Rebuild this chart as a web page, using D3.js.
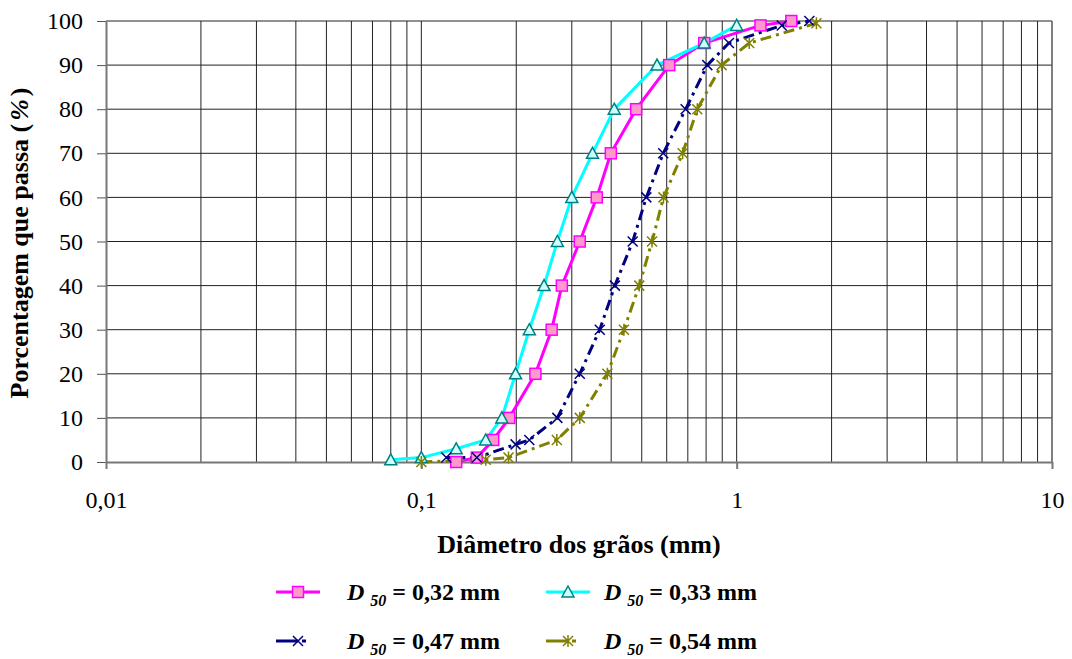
<!DOCTYPE html>
<html>
<head>
<meta charset="utf-8">
<script src="https://cdn.jsdelivr.net/npm/d3@7"></script>
<style>
  body { margin: 0; background: #fff; }
</style>
</head>
<body>
<script>
// grain size curves, diameter in mm vs % passing
var dPink = [0.129, 0.15, 0.169, 0.19, 0.23, 0.259, 0.279, 0.318, 0.36, 0.399, 0.48, 0.611, 0.789, 1.19, 1.49];
var pPink = [0, 1, 5, 10, 20, 30, 40, 50, 60, 70, 80, 90, 95, 99, 100];

var dCyan = [0.08, 0.1, 0.129, 0.16, 0.18, 0.199, 0.22, 0.245, 0.27, 0.3, 0.349, 0.409, 0.559, 0.789, 1.0];
var pCyan = [0.5, 1, 3, 5, 10, 20, 30, 40, 50, 60, 70, 80, 90, 95, 99];

var dNavy = [0.12, 0.15, 0.199, 0.22, 0.27, 0.318, 0.368, 0.411, 0.468, 0.517, 0.585, 0.689, 0.807, 0.945, 1.39, 1.7];
var pNavy = [1, 1, 4, 5, 10, 20, 30, 40, 50, 60, 70, 80, 90, 95, 99, 100];

var dOlive = [0.1, 0.16, 0.189, 0.269, 0.318, 0.389, 0.439, 0.491, 0.539, 0.586, 0.674, 0.75, 0.896, 1.096, 1.79];
var pOlive = [0, 0.5, 1, 5, 10, 20, 30, 40, 50, 60, 70, 80, 90, 95, 99.5];

var seriesNames = ["0,32 mm", "0,33 mm", "0,47 mm", "0,54 mm"];
var xTickVals = [0.01, 0.1, 1, 10];
var xTickLabels = ["0,01", "0,1", "1", "10"];
var yTicks = [0, 10, 20, 30, 40, 50, 60, 70, 80, 90, 100];

var w = 1072, h = 659;
var FONT = "'Liberation Serif'";
var svg = d3.select("body").append("svg").attr("width", w).attr("height", h)
    .style("font-family", FONT);

var x = d3.scaleLog().domain([0.01, 10]).range([106, 1052]);
var y = d3.scaleLinear().domain([0, 100]).range([462, 21]);

// grid
var minor = [];
[0.01, 0.1, 1].forEach(function (b) {
    for (var k = 2; k <= 9; k++) minor.push(b * k);
});
minor.push(0.1, 1);
svg.append("g").selectAll("line").data(minor).enter().append("line")
    .attr("x1", d => x(d)).attr("x2", d => x(d))
    .attr("y1", y(100)).attr("y2", y(0))
    .attr("stroke", "#222").attr("stroke-width", 1);
svg.append("g").selectAll("line").data(yTicks.slice(1)).enter().append("line")
    .attr("x1", x(0.01)).attr("x2", x(10))
    .attr("y1", d => y(d)).attr("y2", d => y(d))
    .attr("stroke", "#222").attr("stroke-width", 1);
svg.append("line").attr("x1", x(10)).attr("x2", x(10)).attr("y1", y(100)).attr("y2", y(0))
    .attr("stroke", "#555").attr("stroke-width", 1.5);

// axes
var yAxis = d3.axisLeft(y).tickValues(yTicks).tickSize(9).tickSizeOuter(0).tickPadding(14);
var gy = svg.append("g").attr("transform", "translate(" + x(0.01) + ",0)").call(yAxis);
gy.attr("font-family", null);
gy.select(".domain").attr("stroke", "#777").attr("stroke-width", 2);
gy.selectAll(".tick line").attr("stroke", "#555");
gy.selectAll("text").style("font-family", FONT).style("font-size", "24px").attr("fill", "#000");

var xAxis = d3.axisBottom(x).tickValues(xTickVals).tickFormat((d, i) => xTickLabels[i]).tickSize(7).tickSizeOuter(0).tickPadding(22);
var gx = svg.append("g").attr("transform", "translate(0," + y(0) + ")").call(xAxis);
gx.attr("font-family", null);
gx.select(".domain").attr("stroke", "#777").attr("stroke-width", 2);
gx.selectAll(".tick line").attr("stroke", "#777").attr("stroke-width", 2);
gx.selectAll("text").style("font-family", FONT).style("font-size", "24px").attr("fill", "#000");

// titles
svg.append("text").attr("x", 579).attr("y", 553).attr("text-anchor", "middle")
    .style("font-family", FONT).style("font-size", "26px").style("font-weight", "bold").text("Diâmetro dos grãos (mm)");
var yt = svg.append("text").attr("transform", "translate(28,243) rotate(-90)").attr("text-anchor", "middle")
    .style("font-family", FONT).style("font-size", "26px").style("font-weight", "bold");
yt.append("tspan").text("Porcentagem que passa (");
yt.append("tspan").style("font-style", "italic").attr("dx", 3).text("%");
yt.append("tspan").attr("dx", 3).text(")");

var series = [
    { d: dPink, p: pPink, color: "#ff00ff", dash: null, marker: "square" },
    { d: dCyan, p: pCyan, color: "#00ffff", dash: null, marker: "triangle" },
    { d: dNavy, p: pNavy, color: "#000080", dash: "11,5,3,5", marker: "x" },
    { d: dOlive, p: pOlive, color: "#808000", dash: "11,5,3,5", marker: "star" }
];

function drawMarker(g, type, cx, cy) {
    if (type == "square") {
        g.append("rect").attr("x", cx - 5.5).attr("y", cy - 5.5).attr("width", 11).attr("height", 11)
            .attr("fill", "#ff99cc").attr("stroke", "#ff00ff").attr("stroke-width", 1.5);
    } else if (type == "triangle") {
        g.append("path").attr("d", "M" + cx + "," + (cy - 6) + "L" + (cx + 6) + "," + (cy + 5) + "L" + (cx - 6) + "," + (cy + 5) + "Z")
            .attr("fill", "#ccffff").attr("stroke", "#008080").attr("stroke-width", 1.5);
    } else if (type == "x") {
        g.append("path").attr("d", "M" + (cx - 5) + "," + (cy - 5) + "L" + (cx + 5) + "," + (cy + 5) + "M" + (cx + 5) + "," + (cy - 5) + "L" + (cx - 5) + "," + (cy + 5))
            .attr("stroke", "#000080").attr("stroke-width", 1.5).attr("fill", "none");
    } else {
        g.append("path").attr("d", "M" + (cx - 5) + "," + (cy - 5) + "L" + (cx + 5) + "," + (cy + 5) + "M" + (cx + 5) + "," + (cy - 5) + "L" + (cx - 5) + "," + (cy + 5) + "M" + cx + "," + (cy - 6) + "L" + cx + "," + (cy + 6))
            .attr("stroke", "#808000").attr("stroke-width", 1.5).attr("fill", "none");
    }
}

var line = d3.line().x(d => x(d[0])).y(d => y(d[1]));
series.forEach(function (s) {
    var pts = s.d.map((d, i) => [d, s.p[i]]);
    svg.append("path").datum(pts).attr("d", line)
        .attr("fill", "none").attr("stroke", s.color).attr("stroke-width", 3)
        .attr("stroke-dasharray", s.dash);
});
series.forEach(function (s) {
    var g = svg.append("g");
    s.d.forEach((d, i) => drawMarker(g, s.marker, x(d), y(s.p[i])));
});

// legend
var legPos = [[276, 592], [546, 592], [276, 641], [546, 641]];
series.forEach(function (s, i) {
    var lx = legPos[i][0], ly = legPos[i][1];
    var g = svg.append("g");
    var len = s.dash ? 34 : 44;
    g.append("line").attr("x1", lx).attr("x2", lx + len).attr("y1", ly).attr("y2", ly)
        .attr("stroke", s.color).attr("stroke-width", 3).attr("stroke-dasharray", s.dash ? "22,4,4" : null);
    drawMarker(g, s.marker, lx + 22, ly);
    var t = g.append("text").attr("x", i % 2 == 0 ? 347 : 604).attr("y", ly + 8)
        .style("font-family", FONT).style("font-size", "24px").style("font-weight", "bold");
    t.append("tspan").style("font-style", "italic").text("D");
    t.append("tspan").style("font-style", "italic").style("font-size", "16px").attr("dx", 6).attr("dy", 6).text("50");
    t.append("tspan").attr("dx", 6).attr("dy", -6).text("= " + seriesNames[i]);
});
</script>
</body>
</html>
**********
Do not copy the pictures, but repeat every line exactly.

Rebuild this chart as a web page, using D3.js.
<!DOCTYPE html>
<html>
<head>
<meta charset="utf-8">
<script src="https://cdn.jsdelivr.net/npm/d3@7"></script>
<style>
  body { margin: 0; background: #fff; }
</style>
</head>
<body>
<script>
// grain size curves, diameter in mm vs % passing
var dPink = [0.129, 0.15, 0.169, 0.19, 0.23, 0.259, 0.279, 0.318, 0.36, 0.399, 0.48, 0.611, 0.789, 1.19, 1.49];
var pPink = [0, 1, 5, 10, 20, 30, 40, 50, 60, 70, 80, 90, 95, 99, 100];

var dCyan = [0.08, 0.1, 0.129, 0.16, 0.18, 0.199, 0.22, 0.245, 0.27, 0.3, 0.349, 0.409, 0.559, 0.789, 1.0];
var pCyan = [0.5, 1, 3, 5, 10, 20, 30, 40, 50, 60, 70, 80, 90, 95, 99];

var dNavy = [0.12, 0.15, 0.199, 0.22, 0.27, 0.318, 0.368, 0.411, 0.468, 0.517, 0.585, 0.689, 0.807, 0.945, 1.39, 1.7];
var pNavy = [1, 1, 4, 5, 10, 20, 30, 40, 50, 60, 70, 80, 90, 95, 99, 100];

var dOlive = [0.1, 0.16, 0.189, 0.269, 0.318, 0.389, 0.439, 0.491, 0.539, 0.586, 0.674, 0.75, 0.896, 1.096, 1.79];
var pOlive = [0, 0.5, 1, 5, 10, 20, 30, 40, 50, 60, 70, 80, 90, 95, 99.5];

var seriesNames = ["0,32 mm", "0,33 mm", "0,47 mm", "0,54 mm"];
var xTickVals = [0.01, 0.1, 1, 10];
var xTickLabels = ["0,01", "0,1", "1", "10"];
var yTicks = [0, 10, 20, 30, 40, 50, 60, 70, 80, 90, 100];

var w = 1072, h = 659;
var FONT = "'Liberation Serif'";
var svg = d3.select("body").append("svg").attr("width", w).attr("height", h)
    .style("font-family", FONT);

var x = d3.scaleLog().domain([0.01, 10]).range([106, 1052]);
var y = d3.scaleLinear().domain([0, 100]).range([462, 21]);

// grid
var minor = [];
[0.01, 0.1, 1].forEach(function (b) {
    for (var k = 2; k <= 9; k++) minor.push(b * k);
});
minor.push(0.1, 1);
svg.append("g").selectAll("line").data(minor).enter().append("line")
    .attr("x1", d => x(d)).attr("x2", d => x(d))
    .attr("y1", y(100)).attr("y2", y(0))
    .attr("stroke", "#222").attr("stroke-width", 1);
svg.append("g").selectAll("line").data(yTicks.slice(1)).enter().append("line")
    .attr("x1", x(0.01)).attr("x2", x(10))
    .attr("y1", d => y(d)).attr("y2", d => y(d))
    .attr("stroke", "#222").attr("stroke-width", 1);
svg.append("line").attr("x1", x(10)).attr("x2", x(10)).attr("y1", y(100)).attr("y2", y(0))
    .attr("stroke", "#555").attr("stroke-width", 1.5);

// axes
var yAxis = d3.axisLeft(y).tickValues(yTicks).tickSize(9).tickSizeOuter(0).tickPadding(14);
var gy = svg.append("g").attr("transform", "translate(" + x(0.01) + ",0)").call(yAxis);
gy.attr("font-family", null);
gy.select(".domain").attr("stroke", "#777").attr("stroke-width", 2);
gy.selectAll(".tick line").attr("stroke", "#555");
gy.selectAll("text").style("font-family", FONT).style("font-size", "24px").attr("fill", "#000");

var xAxis = d3.axisBottom(x).tickValues(xTickVals).tickFormat((d, i) => xTickLabels[i]).tickSize(7).tickSizeOuter(0).tickPadding(22);
var gx = svg.append("g").attr("transform", "translate(0," + y(0) + ")").call(xAxis);
gx.attr("font-family", null);
gx.select(".domain").attr("stroke", "#777").attr("stroke-width", 2);
gx.selectAll(".tick line").attr("stroke", "#777").attr("stroke-width", 2);
gx.selectAll("text").style("font-family", FONT).style("font-size", "24px").attr("fill", "#000");

// titles
svg.append("text").attr("x", 579).attr("y", 553).attr("text-anchor", "middle")
    .style("font-family", FONT).style("font-size", "26px").style("font-weight", "bold").text("Diâmetro dos grãos (mm)");
var yt = svg.append("text").attr("transform", "translate(28,243) rotate(-90)").attr("text-anchor", "middle")
    .style("font-family", FONT).style("font-size", "26px").style("font-weight", "bold");
yt.append("tspan").text("Porcentagem que passa (");
yt.append("tspan").style("font-style", "italic").attr("dx", 3).text("%");
yt.append("tspan").attr("dx", 3).text(")");

var series = [
    { d: dPink, p: pPink, color: "#ff00ff", dash: null, marker: "square" },
    { d: dCyan, p: pCyan, color: "#00ffff", dash: null, marker: "triangle" },
    { d: dNavy, p: pNavy, color: "#000080", dash: "11,5,3,5", marker: "x" },
    { d: dOlive, p: pOlive, color: "#808000", dash: "11,5,3,5", marker: "star" }
];

function drawMarker(g, type, cx, cy) {
    if (type == "square") {
        g.append("rect").attr("x", cx - 5.5).attr("y", cy - 5.5).attr("width", 11).attr("height", 11)
            .attr("fill", "#ff99cc").attr("stroke", "#ff00ff").attr("stroke-width", 1.5);
    } else if (type == "triangle") {
        g.append("path").attr("d", "M" + cx + "," + (cy - 6) + "L" + (cx + 6) + "," + (cy + 5) + "L" + (cx - 6) + "," + (cy + 5) + "Z")
            .attr("fill", "#ccffff").attr("stroke", "#008080").attr("stroke-width", 1.5);
    } else if (type == "x") {
        g.append("path").attr("d", "M" + (cx - 5) + "," + (cy - 5) + "L" + (cx + 5) + "," + (cy + 5) + "M" + (cx + 5) + "," + (cy - 5) + "L" + (cx - 5) + "," + (cy + 5))
            .attr("stroke", "#000080").attr("stroke-width", 1.5).attr("fill", "none");
    } else {
        g.append("path").attr("d", "M" + (cx - 5) + "," + (cy - 5) + "L" + (cx + 5) + "," + (cy + 5) + "M" + (cx + 5) + "," + (cy - 5) + "L" + (cx - 5) + "," + (cy + 5) + "M" + cx + "," + (cy - 6) + "L" + cx + "," + (cy + 6))
            .attr("stroke", "#808000").attr("stroke-width", 1.5).attr("fill", "none");
    }
}

var line = d3.line().x(d => x(d[0])).y(d => y(d[1]));
series.forEach(function (s) {
    var pts = s.d.map((d, i) => [d, s.p[i]]);
    svg.append("path").datum(pts).attr("d", line)
        .attr("fill", "none").attr("stroke", s.color).attr("stroke-width", 3)
        .attr("stroke-dasharray", s.dash);
});
series.forEach(function (s) {
    var g = svg.append("g");
    s.d.forEach((d, i) => drawMarker(g, s.marker, x(d), y(s.p[i])));
});

// legend
var legPos = [[276, 592], [546, 592], [276, 641], [546, 641]];
series.forEach(function (s, i) {
    var lx = legPos[i][0], ly = legPos[i][1];
    var g = svg.append("g");
    var len = s.dash ? 34 : 44;
    g.append("line").attr("x1", lx).attr("x2", lx + len).attr("y1", ly).attr("y2", ly)
        .attr("stroke", s.color).attr("stroke-width", 3).attr("stroke-dasharray", s.dash ? "22,4,4" : null);
    drawMarker(g, s.marker, lx + 22, ly);
    var t = g.append("text").attr("x", i % 2 == 0 ? 347 : 604).attr("y", ly + 8)
        .style("font-family", FONT).style("font-size", "24px").style("font-weight", "bold");
    t.append("tspan").style("font-style", "italic").text("D");
    t.append("tspan").style("font-style", "italic").style("font-size", "16px").attr("dx", 6).attr("dy", 6).text("50");
    t.append("tspan").attr("dx", 6).attr("dy", -6).text("= " + seriesNames[i]);
});
</script>
</body>
</html>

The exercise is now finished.